§ SUPPLIED DATA:
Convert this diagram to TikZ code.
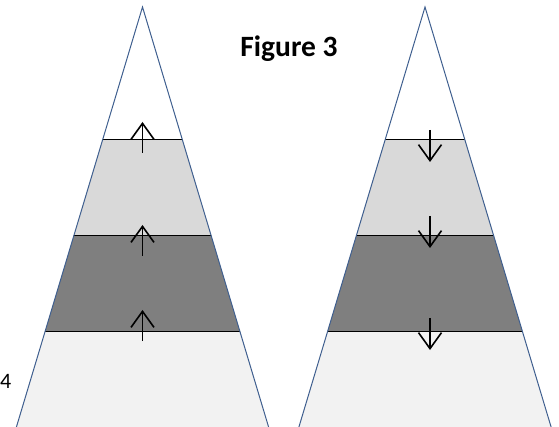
\documentclass[tikz,border=0pt]{standalone}
\usepackage{fontspec}
\setmainfont{Carlito}
\usetikzlibrary{arrows.meta}
\definecolor{rim}{HTML}{3F5F8F}
\definecolor{paleband}{HTML}{D9D9D9}
\definecolor{darkband}{HTML}{7F7F7F}
\definecolor{baseband}{HTML}{F2F2F2}

\begin{document}
\begin{tikzpicture}[x=1pt,y=-1pt,
   rim line/.style={draw=rim,line width=1pt},
   layer/.style={draw=black,line width=1.2pt},
   flow/.style={-{Straight Barb[length=16pt,width=23pt]},line width=1.6pt}]
   \useasboundingbox (0,0) rectangle (559,427);
   \clip (0,0) rectangle (559,427);
   % the two pyramids
   \foreach \cx in {142.5,425} {
      \begin{scope}
         \clip (\cx,7) -- (\cx-130,440) -- (\cx+130,440) -- cycle;
         \fill[paleband] (\cx-140,139.5) rectangle (\cx+140,235.5);
         \fill[darkband] (\cx-140,235.5) rectangle (\cx+140,331.5);
         \fill[baseband] (\cx-140,331.5) rectangle (\cx+140,440);
         \draw[layer] (\cx-140,139.5) -- (\cx+140,139.5)
                      (\cx-140,235.5) -- (\cx+140,235.5)
                      (\cx-140,331.5) -- (\cx+140,331.5);
      \end{scope}
      \draw[rim line] (\cx-130,440) -- (\cx,7) -- (\cx+130,440);
   }
   % arrows
   \foreach \y in {0,103,188} {
      \draw[flow] (142.5,153+\y) -- (142.5,122+\y);
   }
   \foreach \y in {0,86,188} {
      \draw[flow] (430,130+\y) -- (430,162+\y);
   }
   \node[anchor=base,font=\bfseries\fontsize{29.5}{34}\selectfont] (title) at (289,57) {Figure 3};
   \node[anchor=base west,inner sep=0pt,font=\fontsize{22}{26}\selectfont] (num) at (0,388.5) {4};
\end{tikzpicture}
\end{document}
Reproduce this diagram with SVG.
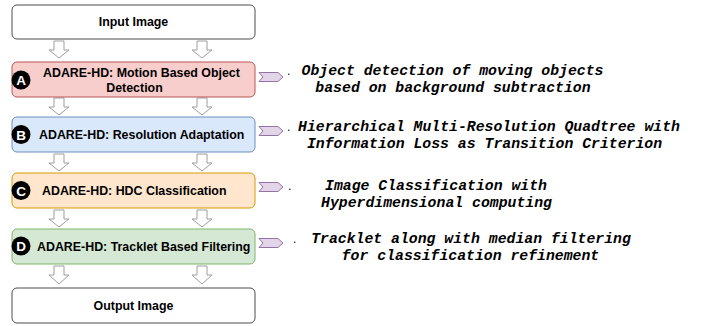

§ THE REQUEST: Pictures stay out of the copy; please restate every record above exactly.

§ SOLUTION TO THIS TASK:
Convert this diagram to TikZ code.
\documentclass[tikz,border=0pt]{standalone}
\usepackage{fontspec}
\setmainfont{Carlito}
\usetikzlibrary{arrows.meta}
\definecolor{rim}{HTML}{3F5F8F}
\definecolor{paleband}{HTML}{D9D9D9}
\definecolor{darkband}{HTML}{7F7F7F}
\definecolor{baseband}{HTML}{F2F2F2}

\begin{document}
\begin{tikzpicture}[x=1pt,y=-1pt,
   rim line/.style={draw=rim,line width=1pt},
   layer/.style={draw=black,line width=1.2pt},
   flow/.style={-{Straight Barb[length=16pt,width=23pt]},line width=1.6pt}]
   \useasboundingbox (0,0) rectangle (559,427);
   \clip (0,0) rectangle (559,427);
   % the two pyramids
   \foreach \cx in {142.5,425} {
      \begin{scope}
         \clip (\cx,7) -- (\cx-130,440) -- (\cx+130,440) -- cycle;
         \fill[paleband] (\cx-140,139.5) rectangle (\cx+140,235.5);
         \fill[darkband] (\cx-140,235.5) rectangle (\cx+140,331.5);
         \fill[baseband] (\cx-140,331.5) rectangle (\cx+140,440);
         \draw[layer] (\cx-140,139.5) -- (\cx+140,139.5)
                      (\cx-140,235.5) -- (\cx+140,235.5)
                      (\cx-140,331.5) -- (\cx+140,331.5);
      \end{scope}
      \draw[rim line] (\cx-130,440) -- (\cx,7) -- (\cx+130,440);
   }
   % arrows
   \foreach \y in {0,103,188} {
      \draw[flow] (142.5,153+\y) -- (142.5,122+\y);
   }
   \foreach \y in {0,86,188} {
      \draw[flow] (430,130+\y) -- (430,162+\y);
   }
   \node[anchor=base,font=\bfseries\fontsize{29.5}{34}\selectfont] (title) at (289,57) {Figure 3};
   \node[anchor=base west,inner sep=0pt,font=\fontsize{22}{26}\selectfont] (num) at (0,388.5) {4};
\end{tikzpicture}
\end{document}
Reproduce this diagram with SVG.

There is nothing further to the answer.